List each line in which the string "this" appears.
-- begin Material for the task --
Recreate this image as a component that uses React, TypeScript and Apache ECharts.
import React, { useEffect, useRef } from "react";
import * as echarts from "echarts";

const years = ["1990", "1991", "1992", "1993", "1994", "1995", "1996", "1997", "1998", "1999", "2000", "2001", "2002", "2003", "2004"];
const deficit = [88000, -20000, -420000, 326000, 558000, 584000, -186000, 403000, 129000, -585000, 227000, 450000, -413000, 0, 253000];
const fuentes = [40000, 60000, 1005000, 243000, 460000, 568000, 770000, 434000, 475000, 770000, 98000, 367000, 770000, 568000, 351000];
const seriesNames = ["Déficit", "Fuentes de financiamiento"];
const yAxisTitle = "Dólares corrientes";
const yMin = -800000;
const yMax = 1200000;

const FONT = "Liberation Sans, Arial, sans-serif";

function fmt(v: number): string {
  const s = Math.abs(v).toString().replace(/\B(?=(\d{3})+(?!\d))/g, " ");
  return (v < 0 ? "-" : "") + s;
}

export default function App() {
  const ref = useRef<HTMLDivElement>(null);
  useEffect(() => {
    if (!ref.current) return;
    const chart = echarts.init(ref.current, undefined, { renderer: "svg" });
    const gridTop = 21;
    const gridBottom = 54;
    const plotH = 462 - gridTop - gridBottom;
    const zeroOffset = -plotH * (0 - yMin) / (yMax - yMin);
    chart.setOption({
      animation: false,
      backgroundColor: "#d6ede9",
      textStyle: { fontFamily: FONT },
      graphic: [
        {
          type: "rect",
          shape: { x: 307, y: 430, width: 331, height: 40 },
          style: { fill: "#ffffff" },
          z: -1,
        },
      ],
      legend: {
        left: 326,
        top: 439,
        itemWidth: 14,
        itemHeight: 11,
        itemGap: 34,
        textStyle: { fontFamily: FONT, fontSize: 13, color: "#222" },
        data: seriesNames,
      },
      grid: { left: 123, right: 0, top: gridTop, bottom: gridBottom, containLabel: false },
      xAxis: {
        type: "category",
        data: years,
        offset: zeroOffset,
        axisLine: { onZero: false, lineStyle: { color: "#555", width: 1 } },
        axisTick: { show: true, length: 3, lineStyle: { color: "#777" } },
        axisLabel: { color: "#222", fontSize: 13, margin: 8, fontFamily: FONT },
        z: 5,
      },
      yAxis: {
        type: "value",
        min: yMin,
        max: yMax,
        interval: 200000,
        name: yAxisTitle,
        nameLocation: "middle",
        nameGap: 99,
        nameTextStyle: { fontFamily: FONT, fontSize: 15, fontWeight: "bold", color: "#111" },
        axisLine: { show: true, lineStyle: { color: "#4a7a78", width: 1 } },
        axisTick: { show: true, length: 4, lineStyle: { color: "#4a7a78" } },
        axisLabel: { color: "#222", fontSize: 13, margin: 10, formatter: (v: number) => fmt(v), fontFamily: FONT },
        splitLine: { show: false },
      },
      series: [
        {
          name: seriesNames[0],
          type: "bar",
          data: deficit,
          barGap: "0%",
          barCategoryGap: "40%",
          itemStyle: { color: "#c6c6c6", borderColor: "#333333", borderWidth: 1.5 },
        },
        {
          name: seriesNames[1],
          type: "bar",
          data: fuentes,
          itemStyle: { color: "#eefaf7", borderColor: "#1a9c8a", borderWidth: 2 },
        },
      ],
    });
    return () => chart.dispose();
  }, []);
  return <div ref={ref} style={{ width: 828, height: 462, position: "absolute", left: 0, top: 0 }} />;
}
-- end Material for the task --
-- begin Material for the task --
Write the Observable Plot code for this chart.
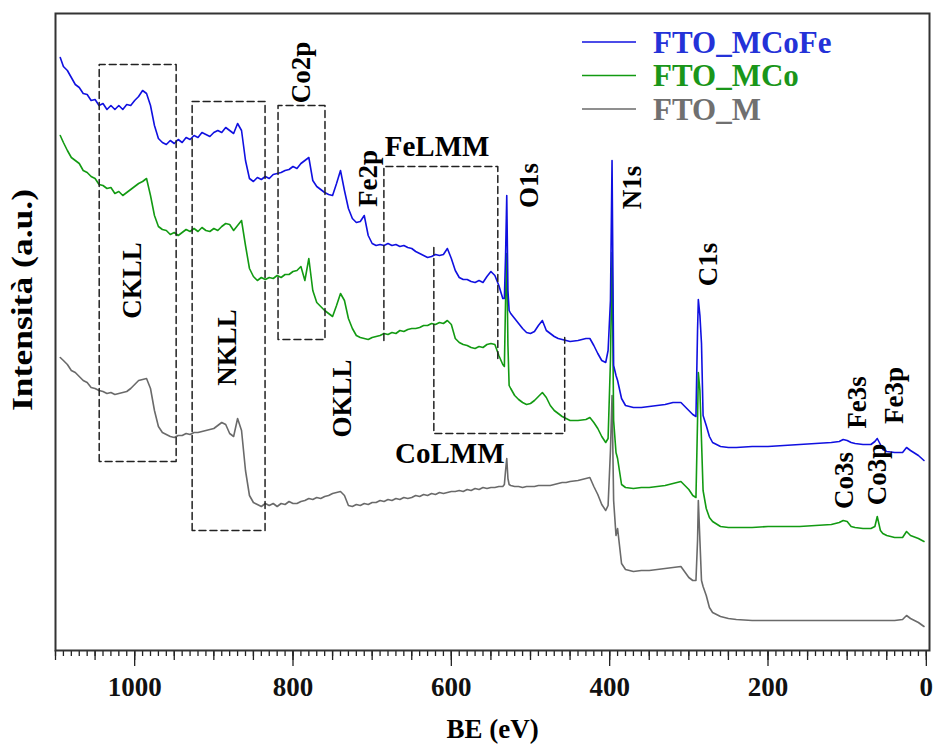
-- end Material for the task --
-- begin Material for the task --
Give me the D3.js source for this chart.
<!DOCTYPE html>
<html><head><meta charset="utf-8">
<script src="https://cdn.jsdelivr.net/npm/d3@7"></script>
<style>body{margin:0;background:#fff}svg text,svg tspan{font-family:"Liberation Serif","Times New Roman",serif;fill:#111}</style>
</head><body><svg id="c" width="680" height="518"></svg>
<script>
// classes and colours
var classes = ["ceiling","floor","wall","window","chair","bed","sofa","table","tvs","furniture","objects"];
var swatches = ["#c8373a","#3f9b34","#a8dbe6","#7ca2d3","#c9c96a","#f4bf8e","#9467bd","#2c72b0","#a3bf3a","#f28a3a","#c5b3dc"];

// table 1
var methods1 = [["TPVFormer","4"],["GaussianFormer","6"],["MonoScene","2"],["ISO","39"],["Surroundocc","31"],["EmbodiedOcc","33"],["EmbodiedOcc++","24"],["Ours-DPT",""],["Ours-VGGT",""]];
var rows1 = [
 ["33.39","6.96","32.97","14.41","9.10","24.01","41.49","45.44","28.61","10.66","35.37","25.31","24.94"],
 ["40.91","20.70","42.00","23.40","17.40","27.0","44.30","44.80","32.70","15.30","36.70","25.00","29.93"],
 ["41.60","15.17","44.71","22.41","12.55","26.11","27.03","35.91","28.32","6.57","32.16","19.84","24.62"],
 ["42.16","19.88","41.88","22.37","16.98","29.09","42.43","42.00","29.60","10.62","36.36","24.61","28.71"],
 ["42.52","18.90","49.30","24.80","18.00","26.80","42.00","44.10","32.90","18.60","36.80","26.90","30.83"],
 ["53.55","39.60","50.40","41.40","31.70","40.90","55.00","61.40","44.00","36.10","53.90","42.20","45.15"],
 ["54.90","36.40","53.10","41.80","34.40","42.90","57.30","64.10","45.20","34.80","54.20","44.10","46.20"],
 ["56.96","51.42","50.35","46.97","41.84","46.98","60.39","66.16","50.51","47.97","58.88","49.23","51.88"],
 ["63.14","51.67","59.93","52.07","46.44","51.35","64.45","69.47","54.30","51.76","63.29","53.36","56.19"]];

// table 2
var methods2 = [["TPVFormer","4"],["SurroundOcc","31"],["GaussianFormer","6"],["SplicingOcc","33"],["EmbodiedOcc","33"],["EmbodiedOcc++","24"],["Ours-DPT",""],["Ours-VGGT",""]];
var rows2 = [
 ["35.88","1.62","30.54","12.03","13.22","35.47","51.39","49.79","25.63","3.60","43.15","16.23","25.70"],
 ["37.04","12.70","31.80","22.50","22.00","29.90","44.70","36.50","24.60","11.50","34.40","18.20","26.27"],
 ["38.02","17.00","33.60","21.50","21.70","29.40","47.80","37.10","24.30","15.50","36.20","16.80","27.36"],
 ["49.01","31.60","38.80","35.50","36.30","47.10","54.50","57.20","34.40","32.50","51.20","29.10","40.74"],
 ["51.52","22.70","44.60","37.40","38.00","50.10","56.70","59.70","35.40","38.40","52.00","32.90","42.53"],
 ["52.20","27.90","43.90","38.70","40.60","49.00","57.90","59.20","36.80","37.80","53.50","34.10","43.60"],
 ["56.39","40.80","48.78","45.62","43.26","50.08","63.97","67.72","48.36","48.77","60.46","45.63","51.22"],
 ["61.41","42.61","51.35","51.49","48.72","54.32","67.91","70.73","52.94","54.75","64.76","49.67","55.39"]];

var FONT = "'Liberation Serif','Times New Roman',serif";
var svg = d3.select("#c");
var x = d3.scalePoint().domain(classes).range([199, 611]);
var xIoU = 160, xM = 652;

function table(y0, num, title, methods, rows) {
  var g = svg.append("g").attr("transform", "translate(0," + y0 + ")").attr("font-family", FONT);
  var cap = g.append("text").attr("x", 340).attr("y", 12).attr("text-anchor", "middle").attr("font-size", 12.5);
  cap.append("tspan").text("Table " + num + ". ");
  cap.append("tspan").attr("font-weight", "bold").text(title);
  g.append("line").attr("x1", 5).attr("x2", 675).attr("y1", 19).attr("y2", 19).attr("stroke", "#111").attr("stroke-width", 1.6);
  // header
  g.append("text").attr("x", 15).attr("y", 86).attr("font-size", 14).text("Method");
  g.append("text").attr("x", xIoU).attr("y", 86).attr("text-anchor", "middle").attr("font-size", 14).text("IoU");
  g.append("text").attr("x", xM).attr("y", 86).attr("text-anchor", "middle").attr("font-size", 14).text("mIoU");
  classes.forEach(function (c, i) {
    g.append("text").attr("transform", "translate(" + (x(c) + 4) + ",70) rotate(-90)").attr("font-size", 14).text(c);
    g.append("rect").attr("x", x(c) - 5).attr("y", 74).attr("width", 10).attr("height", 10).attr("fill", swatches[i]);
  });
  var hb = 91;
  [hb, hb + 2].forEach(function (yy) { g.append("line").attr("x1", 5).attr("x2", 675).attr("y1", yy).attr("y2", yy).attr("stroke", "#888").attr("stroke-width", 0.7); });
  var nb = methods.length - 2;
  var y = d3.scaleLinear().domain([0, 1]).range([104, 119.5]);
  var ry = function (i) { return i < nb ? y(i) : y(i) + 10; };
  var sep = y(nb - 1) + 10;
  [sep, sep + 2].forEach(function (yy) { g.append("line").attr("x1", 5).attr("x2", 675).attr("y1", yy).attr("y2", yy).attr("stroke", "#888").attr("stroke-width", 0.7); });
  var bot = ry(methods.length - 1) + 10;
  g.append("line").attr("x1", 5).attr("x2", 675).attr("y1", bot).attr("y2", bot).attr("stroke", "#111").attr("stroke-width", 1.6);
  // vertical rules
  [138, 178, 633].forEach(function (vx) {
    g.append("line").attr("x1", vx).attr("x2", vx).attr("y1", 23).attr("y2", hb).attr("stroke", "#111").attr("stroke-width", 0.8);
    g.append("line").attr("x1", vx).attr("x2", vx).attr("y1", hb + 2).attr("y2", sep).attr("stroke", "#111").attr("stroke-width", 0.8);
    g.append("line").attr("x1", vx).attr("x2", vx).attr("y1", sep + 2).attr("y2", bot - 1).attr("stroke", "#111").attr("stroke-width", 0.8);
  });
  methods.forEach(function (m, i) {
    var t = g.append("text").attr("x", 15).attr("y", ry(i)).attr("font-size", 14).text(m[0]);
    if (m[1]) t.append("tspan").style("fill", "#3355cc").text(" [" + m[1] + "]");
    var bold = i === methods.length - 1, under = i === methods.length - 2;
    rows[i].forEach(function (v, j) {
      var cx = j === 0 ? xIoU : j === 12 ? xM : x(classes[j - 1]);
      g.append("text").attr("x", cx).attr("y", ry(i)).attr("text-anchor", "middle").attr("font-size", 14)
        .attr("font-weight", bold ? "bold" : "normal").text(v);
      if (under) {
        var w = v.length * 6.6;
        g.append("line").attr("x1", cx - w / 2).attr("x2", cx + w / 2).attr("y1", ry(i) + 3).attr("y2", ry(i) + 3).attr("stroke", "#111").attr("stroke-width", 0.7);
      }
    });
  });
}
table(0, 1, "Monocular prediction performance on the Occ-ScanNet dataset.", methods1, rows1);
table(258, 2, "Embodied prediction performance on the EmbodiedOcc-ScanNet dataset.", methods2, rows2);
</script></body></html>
-- end Material for the task --
Task response:
Recreate this image as a component that uses React, TypeScript and Apache ECharts.
Write the Observable Plot code for this chart.
Give me the D3.js source for this chart.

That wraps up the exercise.